Wang Chen, head of China’s State Council Information Office and deputy head of the Communist party’s propaganda department, said online media “must live up to their responsibility of maintaining internet security”.

Mr Wang did not mention Google by name, but his remarks were seen as Beijing’s first response to the group’s threat to quit the country.

In a lengthy statement published on a Chinese government website, Mr Wang said China faced new challenges in regulating the internet and that “Online media must treat the creation of a positive mainstream opinion environment as an important duty.” He said China has also been “a victim of hackers and resolutely opposes hacking”.

“To maintain internet security, we need international co-operation and close co-ordination.”

An adviser to the Obama administration supported Google, in the latest sign that the relationship between Washington and Beijing is entering a more turbulent phase than just a few weeks ago.

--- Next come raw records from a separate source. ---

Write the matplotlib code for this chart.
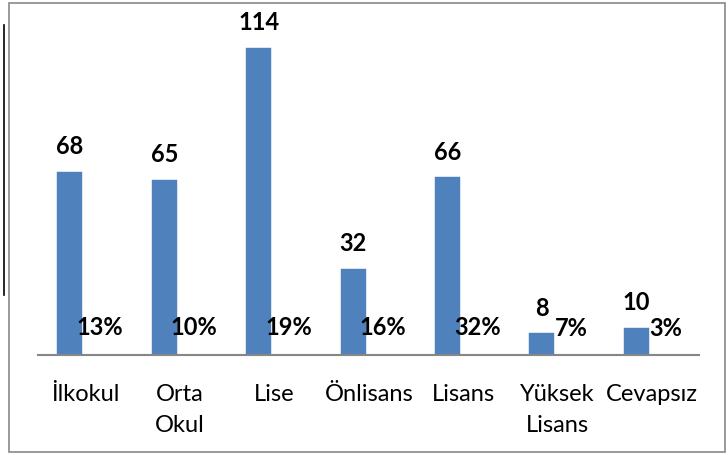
import matplotlib
matplotlib.use("Agg")
import matplotlib.pyplot as plt
from matplotlib.lines import Line2D
from matplotlib.patches import Rectangle
import numpy as np

categories = ["İlkokul", "Orta\nOkul", "Lise", "Önlisans", "Lisans", "Yüksek\nLisans", "Cevapsız"]
counts = [68, 65, 114, 32, 66, 8, 10]
percents = [0.13, 0.10, 0.19, 0.16, 0.32, 0.07, 0.03]
pct_labels = ["13%", "10%", "19%", "16%", "32%", "7%", "3%"]

plt.rcParams['font.family'] = ['Lato', 'DejaVu Sans']

W, H = 728, 455
fig = plt.figure(figsize=(W / 100, H / 100), dpi=100)
ax = fig.add_axes([38.3 / W, (H - 355) / H, (699.3 - 38.3) / W, (355 - 32.2) / H])

x = np.arange(len(categories))
bw = 0.265
ax.bar(x - 0.166, counts, width=bw, color="#4F81BD", edgecolor="#4F81BD", linewidth=0.3)
ax.bar(x + 0.169, percents, width=bw, color="#C0504D", linewidth=0)

for xi, v in zip(x - 0.166, counts):
    ax.annotate(str(v), (xi, v), xytext=(0, 10), textcoords="offset points",
                ha="center", va="bottom", fontsize=17, fontweight="bold", color="black")
for xi, v, lab in zip(x + 0.169, percents, pct_labels):
    ax.annotate(lab, (xi - 0.02, v), xytext=(0, 11), textcoords="offset points",
                ha="center", va="bottom", fontsize=17, fontweight="bold", color="black")

ax.set_xlim(-0.5, len(categories) - 0.5)
ax.set_ylim(0, 120)
ax.set_xticks(x)
ax.set_xticklabels(categories, fontsize=17, linespacing=1.6)
ax.tick_params(axis="x", length=0, pad=21)
ax.set_yticks([])
for s in ["top", "right", "left"]:
    ax.spines[s].set_visible(False)
ax.spines["bottom"].set_color("#868686")
ax.spines["bottom"].set_linewidth(1.5)

# outer chart border
fig.patches.append(Rectangle((8.5 / W, 3 / H), (725 - 8.5) / W, (452 - 3) / H,
                             transform=fig.transFigure, fill=False,
                             edgecolor="#898989", linewidth=1.2))
# stray black line on left edge
fig.lines.append(Line2D([3.5 / W, 3.5 / W], [(H - 295) / H, (H - 25) / H],
                        transform=fig.transFigure, color="black", linewidth=1.2))

fig.savefig("out.png", dpi=100)
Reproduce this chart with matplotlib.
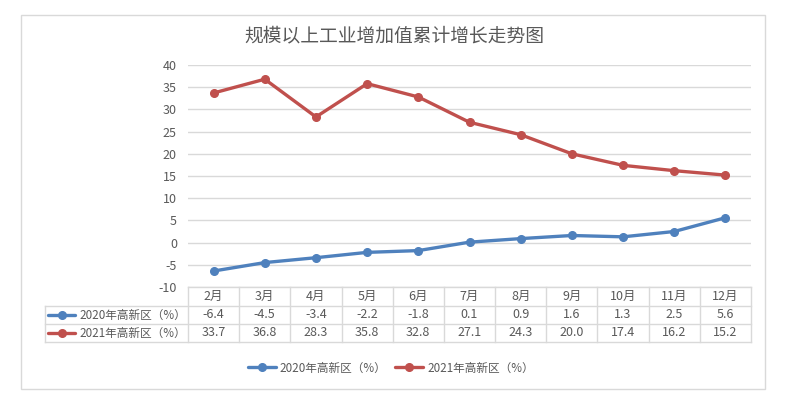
import matplotlib
matplotlib.use("Agg")
import matplotlib.pyplot as plt
from matplotlib.lines import Line2D
from matplotlib.patches import Rectangle
import matplotlib.transforms as mtransforms

plt.rcParams['font.family'] = ['Noto Sans CJK SC', 'DejaVu Sans']

title = "规模以上工业增加值累计增长走势图"
months = ["2月", "3月", "4月", "5月", "6月", "7月", "8月", "9月", "10月", "11月", "12月"]
series_names = ["2020年高新区（%）", "2021年高新区（%）"]
values_2020 = [-6.4, -4.5, -3.4, -2.2, -1.8, 0.1, 0.9, 1.6, 1.3, 2.5, 5.6]
values_2021 = [33.7, 36.8, 28.3, 35.8, 32.8, 27.1, 24.3, 20.0, 17.4, 16.2, 15.2]
y_ticks = [-10, -5, 0, 5, 10, 15, 20, 25, 30, 35, 40]

colors = ["#4F81BD", "#C0504D"]
grid_c = "#D9D9D9"
text_c = "#595959"

W, H = 788, 397
fig = plt.figure(figsize=(W / 100, H / 100), dpi=100)

def fx(px):
    return px / W

def fy(py):
    return 1 - py / H

# outer border
fig.add_artist(Rectangle((fx(21), fy(389)), fx(765) - fx(21), fy(15) - fy(389),
                         transform=fig.transFigure, fill=False, edgecolor=grid_c, lw=1))

ax_l, ax_r, ax_t, ax_b = 188, 751, 65, 287
ax = fig.add_axes([fx(ax_l), fy(ax_b), fx(ax_r) - fx(ax_l), fy(ax_t) - fy(ax_b)])

x = list(range(len(months)))
lines = []
for vals, c, name in zip([values_2020, values_2021], colors, series_names):
    ln, = ax.plot(x, vals, color=c, lw=2.4, marker='o', markersize=5.5, label=name,
                  solid_capstyle='round', zorder=3)
    lines.append(ln)

ax.set_xlim(-0.5, len(months) - 0.5)
ax.set_ylim(min(y_ticks), max(y_ticks))
ax.set_yticks(y_ticks)
ax.set_yticklabels([str(t) for t in y_ticks])
ax.tick_params(axis='y', length=0, pad=8, labelsize=9, labelcolor=text_c)
ax.tick_params(axis='x', length=0, labelbottom=False)
ax.set_xticks([])
ax.grid(axis='y', color=grid_c, lw=1)
ax.set_axisbelow(True)
for s in ax.spines.values():
    s.set_visible(False)

# data table below
trans = mtransforms.blended_transform_factory(ax.transData, ax.transAxes)
axh = ax_b - ax_t

def ay(py):
    return -(py - ax_b) / axh

row_edges = [287, 306, 324, 342]
for i, yy in enumerate(row_edges):
    x0 = 44.7 if i > 0 else ax_l
    fig.add_artist(Line2D([fx(x0), fx(ax_r)], [fy(yy), fy(yy)], transform=fig.transFigure,
                          color=grid_c, lw=1))
for k in range(len(months) + 1):
    ax.add_line(Line2D([k - 0.5, k - 0.5], [ay(287), ay(342)], transform=trans,
                       color=grid_c, lw=1, clip_on=False))
fig.add_artist(Line2D([fx(44.7), fx(44.7)], [fy(306), fy(342)], transform=fig.transFigure,
                      color=grid_c, lw=1))

row_centers = [(row_edges[i] + row_edges[i + 1]) / 2 for i in range(3)]
for k, m in enumerate(months):
    ax.text(k, ay(row_centers[0]), m, transform=trans, ha='center', va='center',
            fontsize=9, color=text_c)
    ax.text(k, ay(row_centers[1]), f"{values_2020[k]:.1f}", transform=trans, ha='center',
            va='center', fontsize=9, color=text_c)
    ax.text(k, ay(row_centers[2]), f"{values_2021[k]:.1f}", transform=trans, ha='center',
            va='center', fontsize=9, color=text_c)

for r, (name, c) in enumerate(zip(series_names, colors)):
    yc = row_centers[r + 1]
    fig.add_artist(Line2D([fx(48), fx(75)], [fy(yc), fy(yc)], transform=fig.transFigure,
                          color=c, lw=2.4, solid_capstyle='round'))
    fig.add_artist(Line2D([fx(61.5)], [fy(yc)], transform=fig.transFigure, color=c,
                          marker='o', markersize=5.5, lw=0))
    fig.text(fx(79), fy(yc), name, ha='left', va='center', fontsize=8.4, color=text_c)

# title
fig.text(0.5, fy(36), title, ha='center', va='center', fontsize=13.5, color=text_c)

# legend
fig.legend(handles=lines, loc='center', bbox_to_anchor=(fx(391), fy(368)), ncol=2,
           frameon=False, fontsize=8.4, labelcolor=text_c, handlelength=2.4,
           handletextpad=0.35, columnspacing=0.75)

fig.savefig("out.png", dpi=100)
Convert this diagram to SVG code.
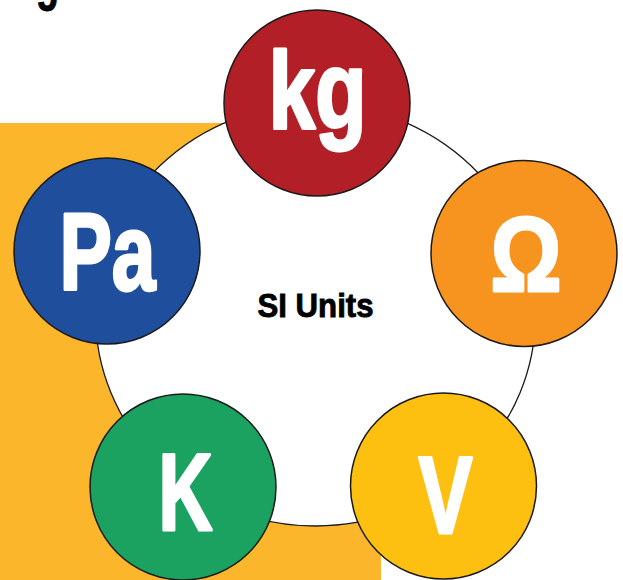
<svg xmlns="http://www.w3.org/2000/svg" width="623" height="580" viewBox="0 0 623 580">
<style>
.node{stroke:#1a1a1a;stroke-width:1.5}
.sym{font-family:"Liberation Sans",Arial,sans-serif;font-weight:bold;fill:#ffffff;stroke:#ffffff;stroke-width:3.2;stroke-linejoin:round;text-anchor:middle}
.big{font-size:110px}
.title{font-family:"Liberation Sans",Arial,sans-serif;font-weight:bold;fill:#000000;stroke:#000000}
</style>
<rect x="0" y="123" width="381" height="457" fill="#FBB62B"/>
<text class="title" x="36" y="-1" font-size="56" stroke-width="1" textLength="23" lengthAdjust="spacingAndGlyphs">g</text>
<g id="center">
<ellipse cx="315.5" cy="315" rx="220" ry="211" fill="#ffffff" stroke="#1a1a1a" stroke-width="1.3"/>
<text class="title" x="315.5" y="316.5" font-size="33.5" stroke-width="0.9" text-anchor="middle" textLength="116" lengthAdjust="spacingAndGlyphs">SI Units</text>
</g>
<g id="connectors"></g>
<g id="node-kg">
<circle class="node" cx="317" cy="103" r="93" fill="#B31F26"/>
<text class="sym big" x="317.5" y="128" textLength="98" lengthAdjust="spacingAndGlyphs">kg</text>
</g>
<g id="node-ohm">
<circle class="node" cx="524" cy="253.5" r="93" fill="#F7941F"/>
<text class="sym" x="526" y="290.5" font-size="105" textLength="71" lengthAdjust="spacingAndGlyphs">Ω</text>
</g>
<g id="node-v">
<circle class="node" cx="443.5" cy="486" r="93" fill="#FDC010"/>
<text class="sym big" x="445.5" y="532.5" textLength="54" lengthAdjust="spacingAndGlyphs">V</text>
</g>
<g id="node-k">
<circle class="node" cx="183" cy="487" r="93" fill="#1BA261"/>
<text class="sym big" x="185.5" y="529.5" textLength="54" lengthAdjust="spacingAndGlyphs">K</text>
</g>
<g id="node-pa">
<circle class="node" cx="107" cy="251" r="93" fill="#1F4F9C"/>
<text class="sym big" x="107.5" y="289.5" textLength="96" lengthAdjust="spacingAndGlyphs">Pa</text>
</g>
</svg>
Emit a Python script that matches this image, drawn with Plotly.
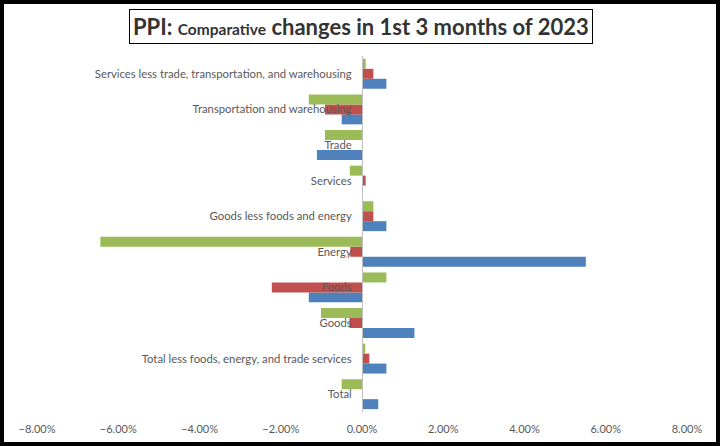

In some of the strongest comments yet on the case, a senior administration official gave US “approval, admiration and support for what Google has said in not participating in censorship of its site”. The official also expressed solidarity with Google’s complaint about cyber­attacks: “A lot of American institutions have faced intrusions and certainly many of them have come from Chinese origin.”

Meanwhile, the American Chamber of Commerce in China said its members were optimistic about future prospects, but
concerned about the security of commercial correspondence, data and networks.

Google showed no sign of bending. “We’ve said already that we will be taking a new approach in China,” the company said, adding that it had made contact with the Chinese authorities over the issue. David Drummond, chief legal officer, said in a radio interview that he expected talks to start very soon.